Marin IJ Articles
July 14, 2018
There are many old-fashioned plants that have been garden staples for generations and continue to be good choices for our gardens today. Spiraea, hydrangeas, scented geraniums, weigela, abelia, crape myrtle and nandina might not be the first shrubs you’d think of if you were looking for plants to spruce up your landscape. But they share traits that include being low-maintenance, pest-resistant and water-thrifty.
Even hydrangeas can get by with relatively little water. The ones planted in my garden get by on the same drip system as everything else, which puts out little water. Hydrangeas react to acidity in the soil and change flower color based on the pH of the soil, or the acid/alkaline balance. More acid soil, bluer flowers, more alkaline soil, pinker flowers. Unless wilted in the evening, your best guide to whether a plant needs more water is to see what it looks like in the morning, because many plants will recover overnight as temperatures drop.
Abelia is a graceful vase-shaped shrub for a large empty spot. Its growth habit is best enjoyed in its natural form, not hedged or sheared. When it gets too leggy, prune a few canes down to about 6 inches and the bottom will fill in again. Abelia will put out profuse little white to pinkish flowers summer into fall, will tolerate shade as well as heat and keep on blooming, often most of the year.
I’m fond of variegated plants for several reasons.

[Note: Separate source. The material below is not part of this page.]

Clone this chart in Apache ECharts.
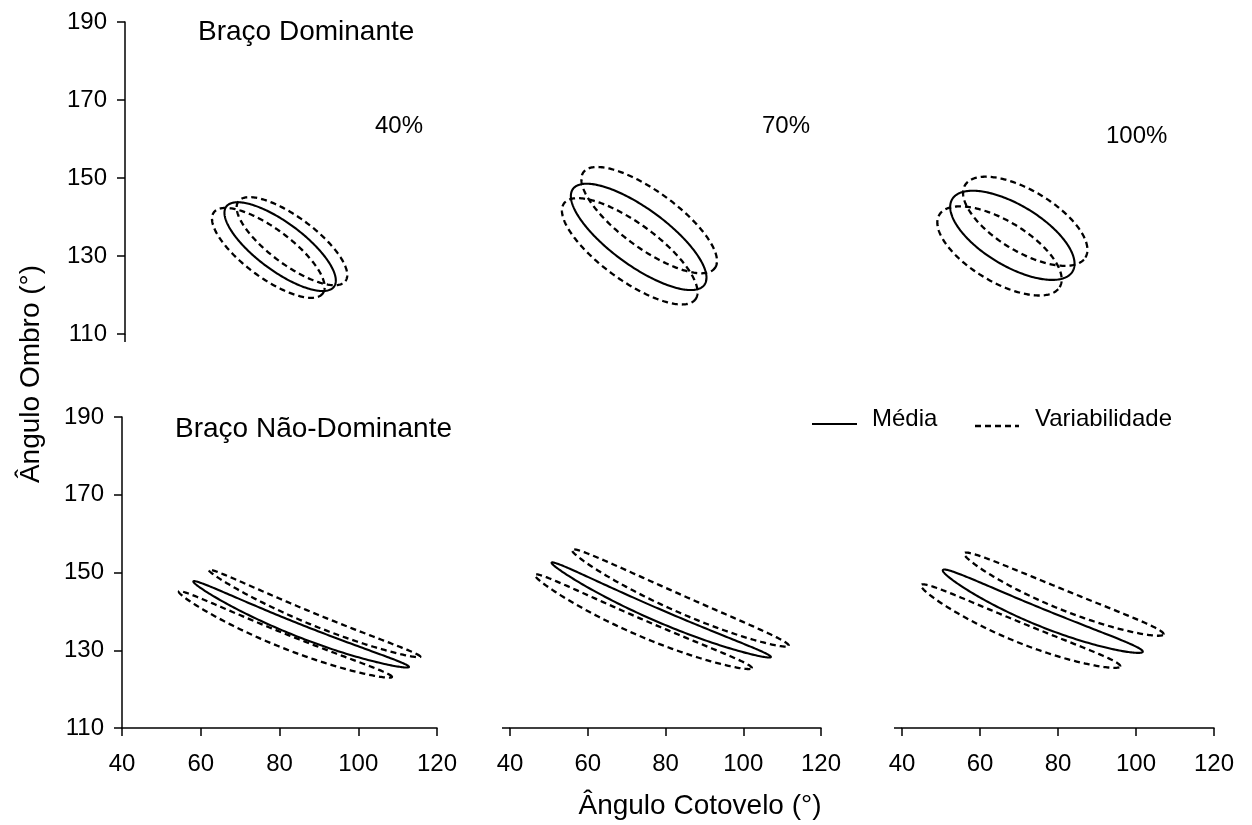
<!DOCTYPE html>
<html>
<head>
<meta charset="utf-8">
<script src="https://cdn.jsdelivr.net/npm/echarts@6/dist/echarts.min.js"></script>
<style>
  html, body { margin: 0; padding: 0; background: #fff; }
  #chart { width: 1252px; height: 825px; }
</style>
</head>
<body>
<div id="chart"></div>
<script>
// Load levels, one column each
const loadLevels = ['40%', '70%', '100%'];
const armNames = ['Braço Dominante', 'Braço Não-Dominante'];
const xTicks = [40, 60, 80, 100, 120];   // Ângulo Cotovelo (°)
const yTicks = [110, 130, 150, 170, 190]; // Ângulo Ombro (°)

// Ellipses in degrees: [elbow centre, shoulder centre, semi-major, semi-minor, tilt, bend]
const domMean = [
  [79.4, 132.4, 17.1, 6.1, -37, 0],
  [73.1, 134.9, 20.9, 7.3, -36, 0],
  [68.3, 135.3, 18.0, 7.8, -31, 0]
];
const domVarUpper = [
  [82.4, 133.8, 17.0, 6.0, -37, 0],
  [75.8, 139.2, 20.9, 7.3, -36, 0],
  [71.6, 138.9, 18.0, 7.8, -31, 0]
];
const domVarLower = [
  [76.4, 130.8, 17.3, 6.2, -37, 0],
  [70.8, 131.2, 20.9, 7.3, -36, 0],
  [65.0, 131.3, 18.0, 7.8, -31, 0]
];
const nonDomMean = [
  [85.5, 136.7, 29.5, 1.6, -21.9, 1.7],
  [78.9, 140.4, 30.7, 1.6, -23.3, 1.6],
  [76.1, 140.1, 27.7, 2.2, -22.3, 1.7]
];
const nonDomVarUpper = [
  [88.9, 139.5, 29.1, 1.5, -22.6, 1.5],
  [83.8, 143.5, 30.5, 2.2, -23.9, 1.4],
  [81.5, 144.5, 27.6, 2.5, -22.2, 1.5]
];
const nonDomVarLower = [
  [81.5, 134.1, 29.2, 1.8, -22.1, 1.7],
  [74.3, 137.4, 30.4, 2.1, -23.3, 1.7],
  [70.4, 136.3, 27.6, 2.5, -22.3, 1.7]
];

const FONT = '"Liberation Sans", Arial, sans-serif';

// Panel layout: two rows (arms) by three columns (load levels)
const colLeft = [[125, 510, 902], [122, 510, 902]];
const colWidth = [[315, 311, 312], [315, 311, 312]];
const rowTop = [22, 417];
const rowHeight = [312, 311];

// Outline of a (possibly bent) ellipse, traced through the axis scales
function ellipseRenderer(dashed) {
  return function (params, api) {
    const cx = api.value(0), cy = api.value(1);
    const a = api.value(2), b = api.value(3);
    const phi = api.value(4) * Math.PI / 180;
    const bend = api.value(5);
    const c = Math.cos(phi), s = Math.sin(phi);
    const pts = [];
    const n = 240;
    for (let k = 0; k < n; k++) {
      const t = 2 * Math.PI * k / n;
      const u = Math.cos(t), v = Math.sin(t);
      const along = a * u;
      const across = b * v - bend * (1 - u * u);
      pts.push(api.coord([cx + along * c - across * s, cy + along * s + across * c]));
    }
    return {
      type: 'polygon',
      shape: { points: pts },
      style: {
        fill: 'none',
        stroke: '#000',
        lineWidth: dashed ? 2.3 : 2.1,
        lineDash: dashed ? [6, 4] : null
      }
    };
  };
}

const grids = [], xAxes = [], yAxes = [], series = [];
const rows = [
  [domMean, domVarUpper, domVarLower],
  [nonDomMean, nonDomVarUpper, nonDomVarLower]
];

const axisLine = { show: true, lineStyle: { color: '#000', width: 1.5 } };
const axisTick = { show: true, inside: false, length: 8, lineStyle: { color: '#000', width: 1.5 } };
const labelStyle = { color: '#000', fontSize: 24, fontFamily: FONT };

for (let r = 0; r < 2; r++) {
  for (let c = 0; c < 3; c++) {
    const idx = grids.length;
    grids.push({
      left: colLeft[r][c], top: rowTop[r],
      width: colWidth[r][c], height: rowHeight[r],
      containLabel: false, outerBoundsMode: 'none'
    });
    const xMin = xTicks[0], xMax = xTicks[xTicks.length - 1];
    const yMin = yTicks[0], yMax = yTicks[yTicks.length - 1];
    // x axis: full in the lower row; in the upper-left panel only the origin tick remains
    let xa;
    if (r === 1) {
      xa = { show: true, axisLine, axisTick, axisLabel: Object.assign({ margin: 24 }, labelStyle) };
    } else if (c === 0) {
      xa = { show: true, axisLine: { show: false },
             axisTick: Object.assign({}, axisTick, { customValues: [xMin] }),
             axisLabel: { show: false } };
    } else {
      xa = { show: false };
    }
    xAxes.push(Object.assign({
      type: 'value', gridIndex: idx, min: xMin, max: xMax, interval: 20,
      splitLine: { show: false }
    }, xa));
    // y axis: full in the left column; lower-row panels keep only the origin tick
    let ya;
    if (c === 0) {
      ya = { show: true, axisLine, axisTick, axisLabel: Object.assign({ margin: 18 }, labelStyle) };
    } else if (r === 1) {
      ya = { show: true, axisLine: { show: false },
             axisTick: Object.assign({}, axisTick, { customValues: [yMin] }),
             axisLabel: { show: false } };
    } else {
      ya = { show: false };
    }
    yAxes.push(Object.assign({
      type: 'value', gridIndex: idx, min: yMin, max: yMax, interval: 20,
      splitLine: { show: false }
    }, ya));
    const [mean, up, low] = rows[r];
    series.push(
      { type: 'custom', name: 'Média', xAxisIndex: idx, yAxisIndex: idx,
        renderItem: ellipseRenderer(false), data: [mean[c]], silent: true },
      { type: 'custom', name: 'Variabilidade', xAxisIndex: idx, yAxisIndex: idx,
        renderItem: ellipseRenderer(true), data: [up[c], low[c]], silent: true }
    );
  }
}

function label(text, x, y, size, extra) {
  return Object.assign({
    type: 'text', x, y,
    style: {
      text, fill: '#000', fontSize: size, fontFamily: FONT,
      textAlign: 'left', textVerticalAlign: 'middle'
    },
    silent: true
  }, extra || {});
}

const graphic = [
  label(armNames[0], 198, 32, 28),
  label(armNames[1], 175, 429, 28),
  label(loadLevels[0], 375, 126, 24),
  label(loadLevels[1], 762, 126, 24),
  label(loadLevels[2], 1106, 136, 24),
  {
    type: 'text', x: 700, y: 806, silent: true,
    style: { text: 'Ângulo Cotovelo (°)', fill: '#000', fontSize: 28, fontFamily: FONT,
             textAlign: 'center', textVerticalAlign: 'middle' }
  },
  {
    type: 'text', x: 31, y: 374, rotation: Math.PI / 2, silent: true,
    style: { text: 'Ângulo Ombro (°)', fill: '#000', fontSize: 28, fontFamily: FONT,
             textAlign: 'center', textVerticalAlign: 'middle' }
  },
  // legend
  { type: 'line', silent: true, shape: { x1: 812, y1: 424, x2: 857, y2: 424 },
    style: { stroke: '#000', lineWidth: 2.1 } },
  label('Média', 872, 419, 24),
  { type: 'line', silent: true, shape: { x1: 975, y1: 426, x2: 1019, y2: 426 },
    style: { stroke: '#000', lineWidth: 2.3, lineDash: [6, 4] } },
  label('Variabilidade', 1035, 419, 24)
];

const chart = echarts.init(document.getElementById('chart'), null, { renderer: 'canvas' });
chart.setOption({
  animation: false,
  backgroundColor: '#fff',
  grid: grids,
  xAxis: xAxes,
  yAxis: yAxes,
  series,
  graphic
});
</script>
</body>
</html>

They brighten dark corners of the garden and are more interesting when out of bloom. Because they don’t have the full complement of chlorophyll they tend to be slower growing and less aggressive. Weigela is a deciduous shrub that produces pink to red flowers galore in the spring, but the green-leafed versions are nothing special afterwards. However, the variegated weigela is quite pretty at the back of my narrow garden path. Heavy pruning just after bloom every other year will keep it whatever size you wish.
Nandina domestica, or heavenly bamboo is the tall species version of one of the most versatile, graceful plants you can have in the garden. Its produces red berries for the birds. The best way to prune is to remove about a third of the canes near ground level to re-foliate the bottom of the plant.
Scented geraniums are actually pelargoniums and come in so many scents and leaf forms that they can be hard to recognize until you notice the asymmetrical five-petal flower. One of the nicest things about most geraniums: limitless free plants via easy-to-root cuttings.
Spiraea is a tough little shrub in two different forms: spring blooming bridal wreath with white cascading flowers, and summer- and fal-blooming with pink, red or white blooms at the ends of the branches. Hybridizers have developed many colorful varieties ranging from lemon yellow to deep bronze, which look good all year long. When I see spiraea I think of my grandmothers’ generation, though I don’t specifically remember these from their gardens.
If you have a hot sunny spot in your garden for a small tree, consider lagerstroemia or crape myrtle, which will flower its little heart out all summer long and then produce a wonderful color show in the fall. The bark is soft and sinuous when it drops its leaves for winter. You can pollard it to keep it at the height you wish. Every fall, cut the branches off at the same spot and it will develop a big knot at the end of each branch like the London plane trees in Golden Gate Park.
Try some new — old — plants in your garden and enjoy the variety and low upkeep.